■ YOUR OBJECTIVE ■
Take the listing from its first line through the line that contains "andel = [b /" and please retype those lines exactly, leaving out the pictures.

(Source code of charts)

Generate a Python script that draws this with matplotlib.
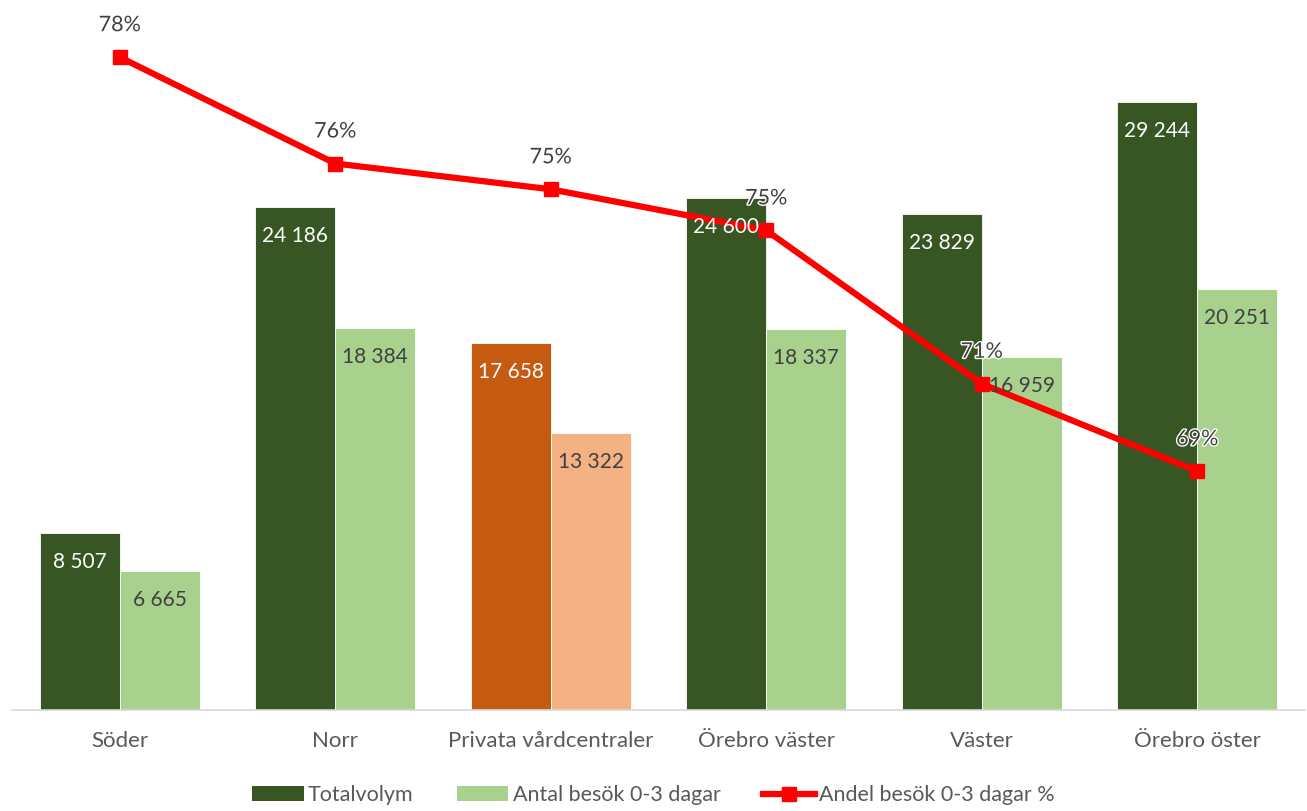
import numpy as np
import matplotlib.pyplot as plt
import matplotlib.patheffects as pe
from matplotlib.patches import Patch
from matplotlib.lines import Line2D

plt.rcParams['font.family'] = ['Lato', 'DejaVu Sans']

# Data
categories = ['Söder', 'Norr', 'Privata vårdcentraler', 'Örebro väster', 'Väster', 'Örebro öster']
totalvolym = [8507, 24186, 17658, 24600, 23829, 29244]
besok_0_3 = [6665, 18384, 13322, 18337, 16959, 20251]
andel_labels = ['78%', '76%', '75%', '75%', '71%', '69%']
andel = [b / t for b, t in zip(besok_0_3, totalvolym)]

dark_colors = ['#375623', '#375623', '#C55A11', '#375623', '#375623', '#375623']
light_colors = ['#A9D18E', '#A9D18E', '#F4B183', '#A9D18E', '#A9D18E', '#A9D18E']
text_gray = '#404040'


def fmt(v):
    return f'{v:,}'.replace(',', ' ')


fig = plt.figure(figsize=(13.07, 8.11), dpi=100)
ax = fig.add_axes([12 / 1307, 101 / 811, 1293 / 1307, 728 / 811])

x = np.arange(len(categories))
w = 0.371
bars1 = ax.bar(x - w / 2, totalvolym, w, color=dark_colors, edgecolor='white', linewidth=0.6)
bars2 = ax.bar(x + w / 2, besok_0_3, w, color=light_colors, edgecolor='white', linewidth=0.6)

ax.set_xlim(-0.5, len(categories) - 0.5)
ax.set_ylim(0, 35000)
ax.set_yticks([])
ax.set_xticks(x)
ax.set_xticklabels(categories, fontsize=16, color='#595959')
ax.tick_params(axis='x', length=0, pad=15)
for s in ['top', 'left', 'right']:
    ax.spines[s].set_visible(False)
ax.spines['bottom'].set_color('#D9D9D9')
ax.spines['bottom'].set_linewidth(1.2)

ax2 = ax.twinx()
ax2.set_ylim(0.64, 0.80)
ax2.axis('off')
ax2.plot(x, andel, color='#FF0000', linewidth=4.5, marker='s', markersize=10,
         solid_capstyle='butt', zorder=3)

# bar labels drawn on ax2 so they sit above the line, like the original
for b, v in zip(bars1, totalvolym):
    ax2.annotate(fmt(v), (b.get_x() + b.get_width() / 2, v), xycoords=ax.transData,
                 xytext=(0, -29), textcoords='offset pixels', ha='center', va='center',
                 fontsize=15, color='white', zorder=5)
for b, v in zip(bars2, besok_0_3):
    ax2.annotate(fmt(v), (b.get_x() + b.get_width() / 2, v), xycoords=ax.transData,
                 xytext=(0, -29), textcoords='offset pixels', ha='center', va='center',
                 fontsize=15, color=text_gray, zorder=5)

for xi, v, lab in zip(x, andel, andel_labels):
    ax2.annotate(lab, (xi, v), xytext=(0, 32), textcoords='offset pixels',
                 ha='center', va='center', fontsize=15.5, color=text_gray, zorder=6,
                 path_effects=[pe.withStroke(linewidth=2, foreground='white')])

handles = [
    Patch(facecolor='#375623', label='Totalvolym'),
    Patch(facecolor='#A9D18E', label='Antal besök 0-3 dagar'),
    Line2D([0], [0], color='#FF0000', linewidth=4.5, marker='s', markersize=10,
           label='Andel besök 0-3 dagar %'),
]
leg = fig.legend(handles=handles, loc='center', bbox_to_anchor=(0.5, 16 / 811),
                 ncol=3, frameon=False, fontsize=15.5, handlelength=2.4,
                 handleheight=0.65, handletextpad=0.2, columnspacing=2.0)
for t in leg.get_texts():
    t.set_color('#595959')

fig.savefig('out.png', dpi=100)
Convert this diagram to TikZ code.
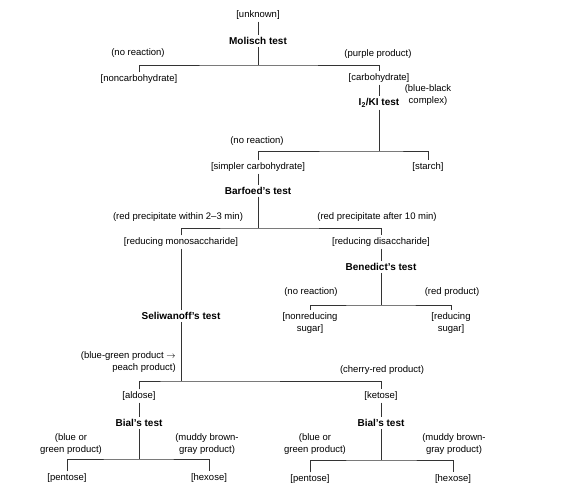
\documentclass[tikz,border=0pt]{standalone}
\usepackage{fontspec}
\setmainfont{Liberation Sans}
\usepackage{tikz}
\usetikzlibrary{positioning,calc}
\tikzstyle{res}= [inner sep=2pt]
\tikzstyle{tst}= [inner sep=2pt, font=\bfseries]
\tikzstyle{obs}= [inner sep=1pt, align=center]

\begin{document}
\begin{tikzpicture}[x=1pt, y=-1pt, font=\fontsize{9.5}{12.5}\selectfont, line width=0.6pt, draw=black!80]
				\useasboundingbox (0,0) rectangle (566,496);
				% results and tests
				\node[res] (unknown) at (258, 15) {[unknown]};
				\node[tst] (molisch) at (258, 41) {Molisch test};
				\node[res] (noncarb) at (139, 79) {[noncarbohydrate]};
				\node[res] (carb) at (379, 78) {[carbohydrate]};
				\node[tst] (iki) at (379, 103) {I\textsubscript{2}/KI test};
				\node[res] (simpler) at (258, 167) {[simpler carbohydrate]};
				\node[res] (starch) at (428, 167) {[starch]};
				\node[tst] (barfoed) at (258, 191) {Barfoed's test};
				\node[res] (redmono) at (181, 242) {[reducing monosaccharide]};
				\node[res] (reddi) at (381, 242) {[reducing disaccharide]};
				\node[tst] (benedict) at (381, 267) {Benedict's test};
				\node[res, align=center] (nonred) at (310, 323) {[nonreducing\\ sugar]};
				\node[res, align=center] (redsug) at (451, 323) {[reducing\\ sugar]};
				\node[tst] (seliw) at (181, 316) {Seliwanoff's test};
				\node[res] (aldose) at (139, 396) {[aldose]};
				\node[res] (ketose) at (381, 396) {[ketose]};
				\node[tst] (bialA) at (139, 423) {Bial's test};
				\node[tst] (bialK) at (381, 423) {Bial's test};
				\node[res] (pentA) at (67, 478) {[pentose]};
				\node[res] (hexA) at (209, 478) {[hexose]};
				\node[res] (pentK) at (310, 479) {[pentose]};
				\node[res] (hexK) at (453, 479) {[hexose]};
				% observations
				\node[obs] (noreactA) at (138, 53) {(no reaction)};
				\node[obs] (purple) at (378, 54) {(purple product)};
				\node[obs] (noreactB) at (257, 141) {(no reaction)};
				\node[obs] (blueblack) at (428, 95) {(blue-black\\ complex)};
				\node[obs] (within) at (178, 217) {(red precipitate within 2--3 min)};
				\node[obs] (after) at (377, 217) {(red precipitate after 10 min)};
				\node[obs] (noreactC) at (311, 292) {(no reaction)};
				\node[obs] (redprod) at (452, 292) {(red product)};
				\node[obs, align=right, anchor=east] (bluegreen) at (177, 362) {(blue-green product $\rightarrow$\\ peach product)};
				\node[obs] (cherry) at (382, 370) {(cherry-red product)};
				\node[obs] (blueA) at (71, 444) {(blue or\\ green product)};
				\node[obs] (muddyA) at (207, 444) {(muddy brown-\\ gray product)};
				\node[obs] (blueK) at (315, 444) {(blue or\\ green product)};
				\node[obs] (muddyK) at (454, 444) {(muddy brown-\\ gray product)};
				% branch points
				\coordinate (j1) at (258, 65);
				\coordinate (j2) at (379, 151);
				\coordinate (j3) at (258, 228);
				\coordinate (j4) at (381, 305);
				\coordinate (j5) at (181, 381);
				\coordinate (j6) at (139, 459);
				\coordinate (j7) at (381, 460);
				% connectors
				\draw(unknown) -- (molisch);
				\draw(molisch) -- (j1);
				\draw(noncarb) |- (j1) -| (carb);
				\draw(carb) -- (iki);
				\draw(iki) -- (j2);
				\draw(simpler) |- (j2) -| (starch);
				\draw(simpler) -- (barfoed);
				\draw(barfoed) -- (j3);
				\draw(redmono) |- (j3) -| (reddi);
				\draw(reddi) -- (benedict);
				\draw(benedict) -- (j4);
				\draw(nonred) |- (j4) -| (redsug);
				\draw(redmono) -- (seliw);
				\draw(seliw) -- (j5);
				\draw(aldose) |- (j5) -| (ketose);
				\draw(aldose) -- (bialA);
				\draw(ketose) -- (bialK);
				\draw(bialA) -- (j6);
				\draw(pentA) |- (j6) -| (hexA);
				\draw(bialK) -- (j7);
				\draw(pentK) |- (j7) -| (hexK);
			\end{tikzpicture}
\end{document}
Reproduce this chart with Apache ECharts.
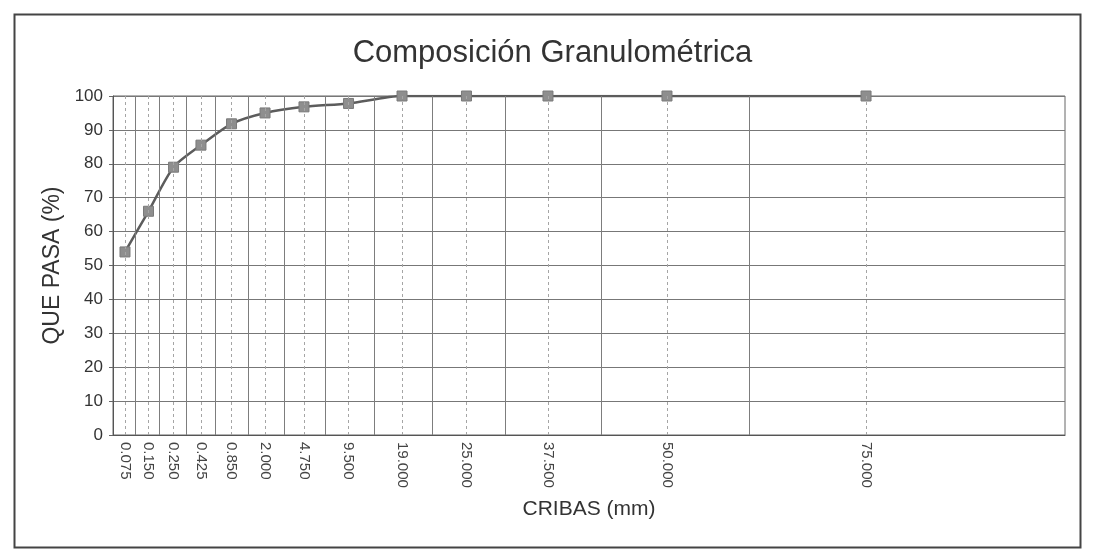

■ SOLUTION FOR THIS PROBLEM ■
Generate a Python script that draws this with matplotlib.
import numpy as np
import matplotlib.pyplot as plt
import matplotlib.patheffects as pe
from matplotlib.patches import Patch
from matplotlib.lines import Line2D

plt.rcParams['font.family'] = ['Lato', 'DejaVu Sans']

# Data
categories = ['Söder', 'Norr', 'Privata vårdcentraler', 'Örebro väster', 'Väster', 'Örebro öster']
totalvolym = [8507, 24186, 17658, 24600, 23829, 29244]
besok_0_3 = [6665, 18384, 13322, 18337, 16959, 20251]
andel_labels = ['78%', '76%', '75%', '75%', '71%', '69%']
andel = [b / t for b, t in zip(besok_0_3, totalvolym)]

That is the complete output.